Cluster systems are not without their problems. Whether such a system is configured as a supercomputer or a high-volume server, you should consider carefully two ratios. Tuning a system's performance requires a balance between the amount of time it takes to transfer a message from one node machine in the cluster to another and the amount of time that the receiving node spends processing the data in that message. The message might be a query packet in a cluster server. In a supercomputer, it might be a block of data to be processed, or a block of program instructions to be executed by the receiving node. How much time does it take to process a typical query or a block of data, and how much time does it take to execute a typical block of instructions?
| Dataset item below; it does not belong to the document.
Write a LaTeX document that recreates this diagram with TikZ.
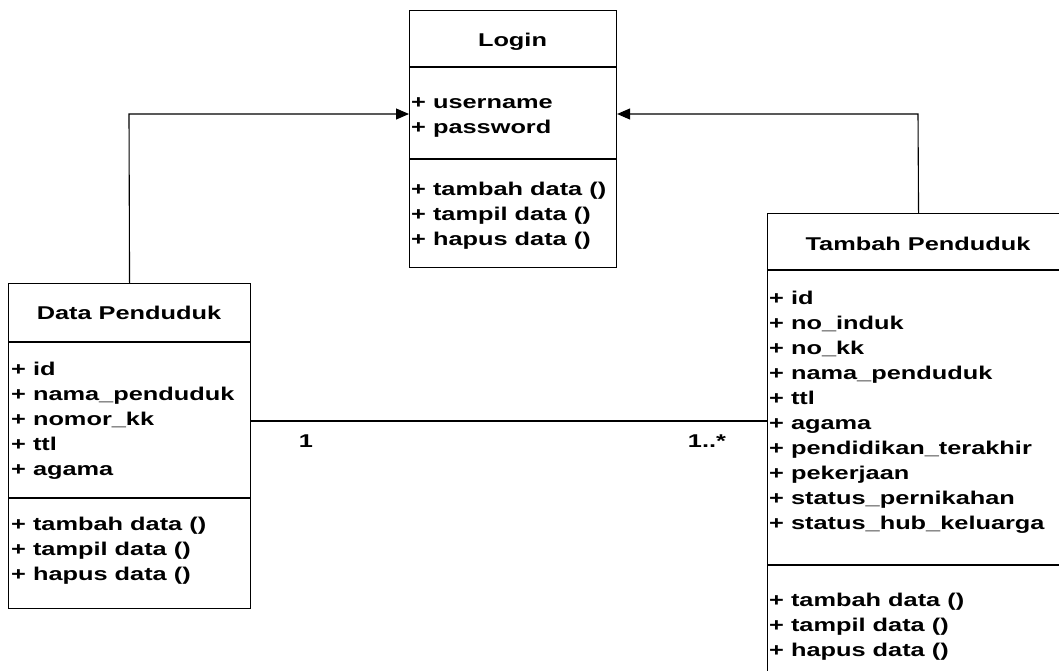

Compare these to the time it takes to get the message from one node to another, including communications support software processing time on both the sending and the receiving nodes.
If the processing time is dramatically shorter than the transmission time, as it most often is, the master node in a cluster server might be able to process all incoming queries faster by itself, rather than by sending it to an available worker node. And a supercomputer will not benefit from any inherent parallelism if sending the data to a remote processor takes longer than the processing itself.
While we're on the subject of parallelism, consider Amdahl's Law before you consider using a supercomputer. If your application doesn't have enough inherent parallelism to warrant the use of a parallel machine, you probably shouldn't bother acquiring one.